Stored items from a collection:
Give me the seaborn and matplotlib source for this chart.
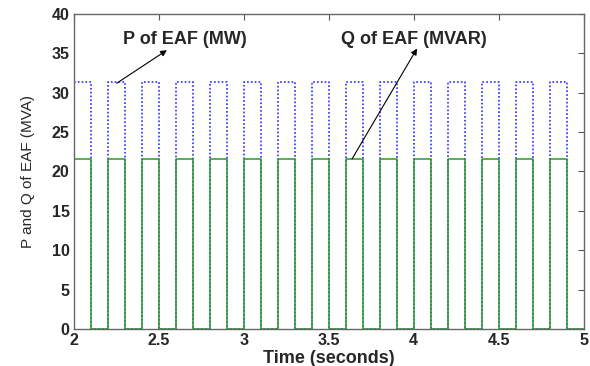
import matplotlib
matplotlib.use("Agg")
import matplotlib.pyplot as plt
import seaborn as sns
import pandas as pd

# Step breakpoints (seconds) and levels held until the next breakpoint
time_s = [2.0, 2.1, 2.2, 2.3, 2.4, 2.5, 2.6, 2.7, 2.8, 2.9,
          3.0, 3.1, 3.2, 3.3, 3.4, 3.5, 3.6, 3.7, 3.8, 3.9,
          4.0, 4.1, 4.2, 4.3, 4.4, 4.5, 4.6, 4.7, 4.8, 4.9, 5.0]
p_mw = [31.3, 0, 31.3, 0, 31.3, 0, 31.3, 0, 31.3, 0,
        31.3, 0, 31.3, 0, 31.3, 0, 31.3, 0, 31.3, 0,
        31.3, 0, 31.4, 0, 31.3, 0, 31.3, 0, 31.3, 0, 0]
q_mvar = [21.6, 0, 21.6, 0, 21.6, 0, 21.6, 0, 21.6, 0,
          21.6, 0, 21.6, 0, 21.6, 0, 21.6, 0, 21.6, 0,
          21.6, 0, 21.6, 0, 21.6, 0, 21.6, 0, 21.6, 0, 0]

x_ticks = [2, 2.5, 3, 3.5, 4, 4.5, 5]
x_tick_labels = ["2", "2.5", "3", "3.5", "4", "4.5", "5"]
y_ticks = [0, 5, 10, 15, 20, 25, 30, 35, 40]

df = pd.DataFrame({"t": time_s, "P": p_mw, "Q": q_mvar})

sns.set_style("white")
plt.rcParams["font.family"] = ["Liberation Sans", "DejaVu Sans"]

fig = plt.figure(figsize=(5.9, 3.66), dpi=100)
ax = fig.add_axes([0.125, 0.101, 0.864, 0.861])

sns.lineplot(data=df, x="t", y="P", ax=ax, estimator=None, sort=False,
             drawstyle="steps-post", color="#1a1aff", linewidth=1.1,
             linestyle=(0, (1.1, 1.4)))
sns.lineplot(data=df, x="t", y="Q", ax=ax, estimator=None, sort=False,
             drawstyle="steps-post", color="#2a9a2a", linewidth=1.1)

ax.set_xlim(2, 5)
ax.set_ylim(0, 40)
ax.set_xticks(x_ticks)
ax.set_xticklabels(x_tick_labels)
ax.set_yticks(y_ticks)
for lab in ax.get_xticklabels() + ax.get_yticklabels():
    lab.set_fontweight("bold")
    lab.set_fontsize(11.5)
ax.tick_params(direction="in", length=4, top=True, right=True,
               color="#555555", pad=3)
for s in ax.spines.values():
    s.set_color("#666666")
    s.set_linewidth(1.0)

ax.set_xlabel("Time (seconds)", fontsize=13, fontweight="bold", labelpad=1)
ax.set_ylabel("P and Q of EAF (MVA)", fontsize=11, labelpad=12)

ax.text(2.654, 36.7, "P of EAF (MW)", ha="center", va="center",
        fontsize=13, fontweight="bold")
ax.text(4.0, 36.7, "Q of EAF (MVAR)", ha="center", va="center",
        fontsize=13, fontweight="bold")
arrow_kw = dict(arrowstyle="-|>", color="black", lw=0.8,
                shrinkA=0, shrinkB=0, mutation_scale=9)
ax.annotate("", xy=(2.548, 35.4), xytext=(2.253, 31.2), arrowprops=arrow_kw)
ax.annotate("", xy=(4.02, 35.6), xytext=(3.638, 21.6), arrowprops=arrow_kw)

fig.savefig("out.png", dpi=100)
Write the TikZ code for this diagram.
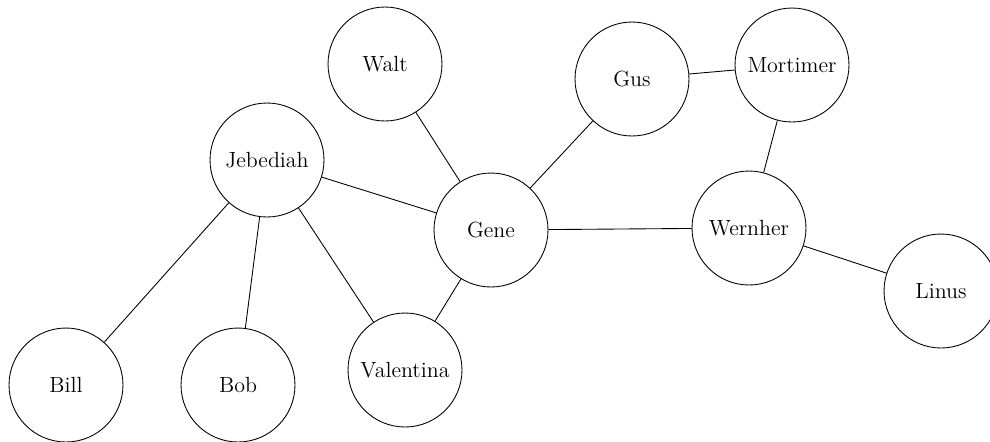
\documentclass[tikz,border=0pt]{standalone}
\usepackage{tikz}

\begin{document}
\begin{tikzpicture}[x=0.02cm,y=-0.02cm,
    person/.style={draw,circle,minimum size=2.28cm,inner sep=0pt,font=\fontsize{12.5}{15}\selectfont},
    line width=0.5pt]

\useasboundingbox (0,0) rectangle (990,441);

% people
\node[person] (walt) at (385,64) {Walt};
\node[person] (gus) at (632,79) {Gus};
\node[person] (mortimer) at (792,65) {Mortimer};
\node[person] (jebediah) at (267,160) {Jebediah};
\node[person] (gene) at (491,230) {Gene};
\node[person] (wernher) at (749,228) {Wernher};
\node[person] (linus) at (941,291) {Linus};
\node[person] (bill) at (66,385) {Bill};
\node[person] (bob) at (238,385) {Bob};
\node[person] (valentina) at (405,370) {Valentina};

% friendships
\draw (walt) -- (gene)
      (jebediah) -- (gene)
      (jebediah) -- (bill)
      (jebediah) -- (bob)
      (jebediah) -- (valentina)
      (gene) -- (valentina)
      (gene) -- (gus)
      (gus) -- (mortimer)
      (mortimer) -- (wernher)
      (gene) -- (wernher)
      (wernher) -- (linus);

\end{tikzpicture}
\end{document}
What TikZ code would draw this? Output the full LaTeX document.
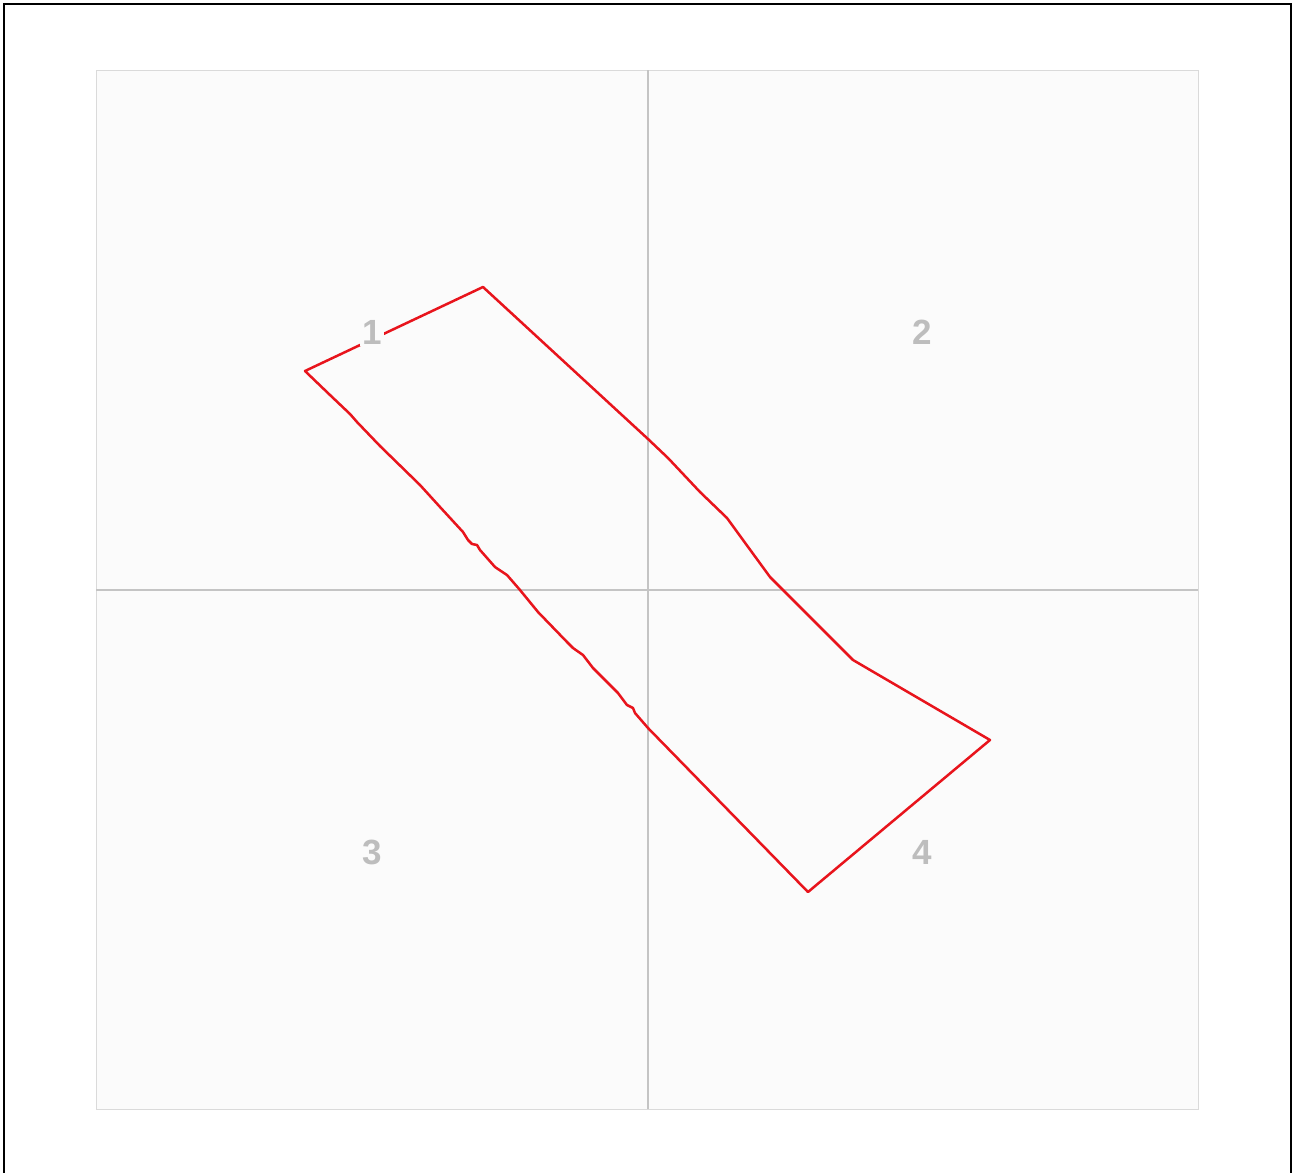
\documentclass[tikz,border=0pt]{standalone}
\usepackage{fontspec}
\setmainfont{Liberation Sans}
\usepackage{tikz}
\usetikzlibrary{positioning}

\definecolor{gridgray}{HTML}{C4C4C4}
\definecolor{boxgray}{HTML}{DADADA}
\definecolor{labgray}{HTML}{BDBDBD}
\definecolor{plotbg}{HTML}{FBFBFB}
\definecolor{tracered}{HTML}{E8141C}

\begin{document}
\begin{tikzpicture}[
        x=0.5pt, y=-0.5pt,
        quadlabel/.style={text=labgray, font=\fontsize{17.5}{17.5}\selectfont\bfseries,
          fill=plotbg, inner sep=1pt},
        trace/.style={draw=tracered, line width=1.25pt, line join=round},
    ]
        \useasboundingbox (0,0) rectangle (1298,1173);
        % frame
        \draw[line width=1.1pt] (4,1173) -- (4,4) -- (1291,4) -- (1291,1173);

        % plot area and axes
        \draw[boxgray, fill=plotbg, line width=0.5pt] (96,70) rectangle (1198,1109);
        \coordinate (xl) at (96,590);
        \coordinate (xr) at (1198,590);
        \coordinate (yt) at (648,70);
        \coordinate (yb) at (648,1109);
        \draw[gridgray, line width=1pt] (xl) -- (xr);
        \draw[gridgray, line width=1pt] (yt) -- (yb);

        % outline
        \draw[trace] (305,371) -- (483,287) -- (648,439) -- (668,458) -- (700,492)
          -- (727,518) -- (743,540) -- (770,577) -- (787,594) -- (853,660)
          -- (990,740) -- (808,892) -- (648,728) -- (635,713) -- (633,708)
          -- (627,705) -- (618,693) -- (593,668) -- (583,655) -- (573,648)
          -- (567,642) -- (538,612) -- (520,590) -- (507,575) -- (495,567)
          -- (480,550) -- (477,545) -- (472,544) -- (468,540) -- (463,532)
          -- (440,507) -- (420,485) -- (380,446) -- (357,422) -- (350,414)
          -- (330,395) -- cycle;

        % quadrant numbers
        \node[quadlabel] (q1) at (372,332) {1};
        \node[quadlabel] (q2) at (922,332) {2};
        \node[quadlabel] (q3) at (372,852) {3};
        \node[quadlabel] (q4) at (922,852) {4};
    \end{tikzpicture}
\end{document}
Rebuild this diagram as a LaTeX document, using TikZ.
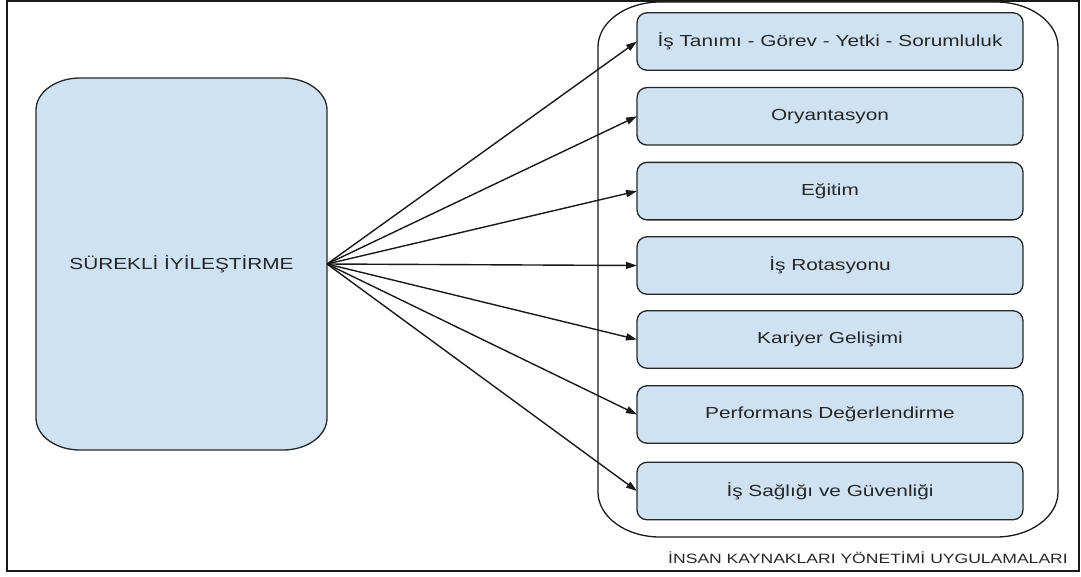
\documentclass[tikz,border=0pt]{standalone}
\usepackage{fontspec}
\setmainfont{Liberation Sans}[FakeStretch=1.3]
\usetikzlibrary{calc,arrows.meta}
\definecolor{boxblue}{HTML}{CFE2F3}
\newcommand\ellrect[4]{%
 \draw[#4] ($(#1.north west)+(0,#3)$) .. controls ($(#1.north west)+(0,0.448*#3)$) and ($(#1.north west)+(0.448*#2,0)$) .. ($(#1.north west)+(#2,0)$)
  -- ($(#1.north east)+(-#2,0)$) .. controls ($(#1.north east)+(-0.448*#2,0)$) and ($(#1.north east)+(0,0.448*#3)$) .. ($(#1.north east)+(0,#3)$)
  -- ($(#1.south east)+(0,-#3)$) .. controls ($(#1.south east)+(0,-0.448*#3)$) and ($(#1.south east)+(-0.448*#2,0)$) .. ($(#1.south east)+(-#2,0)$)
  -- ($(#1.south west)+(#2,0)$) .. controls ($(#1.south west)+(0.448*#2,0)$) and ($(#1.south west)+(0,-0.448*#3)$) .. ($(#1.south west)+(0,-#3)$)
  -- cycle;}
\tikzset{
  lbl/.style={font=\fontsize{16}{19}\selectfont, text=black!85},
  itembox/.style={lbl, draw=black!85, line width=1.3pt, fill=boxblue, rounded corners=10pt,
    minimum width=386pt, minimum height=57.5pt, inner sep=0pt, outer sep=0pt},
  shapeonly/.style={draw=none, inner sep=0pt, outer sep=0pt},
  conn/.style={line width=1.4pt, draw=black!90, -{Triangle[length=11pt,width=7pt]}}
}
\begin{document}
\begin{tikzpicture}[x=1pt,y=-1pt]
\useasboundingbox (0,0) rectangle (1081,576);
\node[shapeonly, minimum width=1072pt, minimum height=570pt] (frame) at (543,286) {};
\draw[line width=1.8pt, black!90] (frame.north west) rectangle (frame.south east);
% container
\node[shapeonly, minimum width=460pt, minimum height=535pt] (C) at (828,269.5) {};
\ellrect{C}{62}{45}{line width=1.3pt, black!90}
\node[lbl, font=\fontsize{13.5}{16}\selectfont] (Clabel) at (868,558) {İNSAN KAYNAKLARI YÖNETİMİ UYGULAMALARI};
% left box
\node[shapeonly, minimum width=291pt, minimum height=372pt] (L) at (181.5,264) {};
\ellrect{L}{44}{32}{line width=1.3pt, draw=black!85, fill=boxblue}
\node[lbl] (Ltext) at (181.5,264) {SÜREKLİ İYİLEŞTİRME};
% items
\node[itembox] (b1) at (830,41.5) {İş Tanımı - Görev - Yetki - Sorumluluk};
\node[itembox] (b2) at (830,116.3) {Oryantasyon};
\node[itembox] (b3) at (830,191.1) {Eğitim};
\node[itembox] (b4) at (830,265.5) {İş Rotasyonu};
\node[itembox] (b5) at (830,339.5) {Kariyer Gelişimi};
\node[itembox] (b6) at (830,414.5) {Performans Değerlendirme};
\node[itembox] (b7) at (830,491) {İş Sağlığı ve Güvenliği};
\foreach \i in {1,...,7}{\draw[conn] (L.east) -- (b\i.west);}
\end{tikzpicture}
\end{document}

◆ REQUIRED WORK
Please quote only the span of lines whose first line contains "What TikZ code" and whose last line contains "width=1pt] (yt) -- (yb);", leaving every picture out.

◆ TASK RESPONSE
What TikZ code would draw this? Output the full LaTeX document.
\documentclass[tikz,border=0pt]{standalone}
\usepackage{fontspec}
\setmainfont{Liberation Sans}
\usepackage{tikz}
\usetikzlibrary{positioning}

\definecolor{gridgray}{HTML}{C4C4C4}
\definecolor{boxgray}{HTML}{DADADA}
\definecolor{labgray}{HTML}{BDBDBD}
\definecolor{plotbg}{HTML}{FBFBFB}
\definecolor{tracered}{HTML}{E8141C}

\begin{document}
\begin{tikzpicture}[
        x=0.5pt, y=-0.5pt,
        quadlabel/.style={text=labgray, font=\fontsize{17.5}{17.5}\selectfont\bfseries,
          fill=plotbg, inner sep=1pt},
        trace/.style={draw=tracered, line width=1.25pt, line join=round},
    ]
        \useasboundingbox (0,0) rectangle (1298,1173);
        % frame
        \draw[line width=1.1pt] (4,1173) -- (4,4) -- (1291,4) -- (1291,1173);

        % plot area and axes
        \draw[boxgray, fill=plotbg, line width=0.5pt] (96,70) rectangle (1198,1109);
        \coordinate (xl) at (96,590);
        \coordinate (xr) at (1198,590);
        \coordinate (yt) at (648,70);
        \coordinate (yb) at (648,1109);
        \draw[gridgray, line width=1pt] (xl) -- (xr);
        \draw[gridgray, line width=1pt] (yt) -- (yb);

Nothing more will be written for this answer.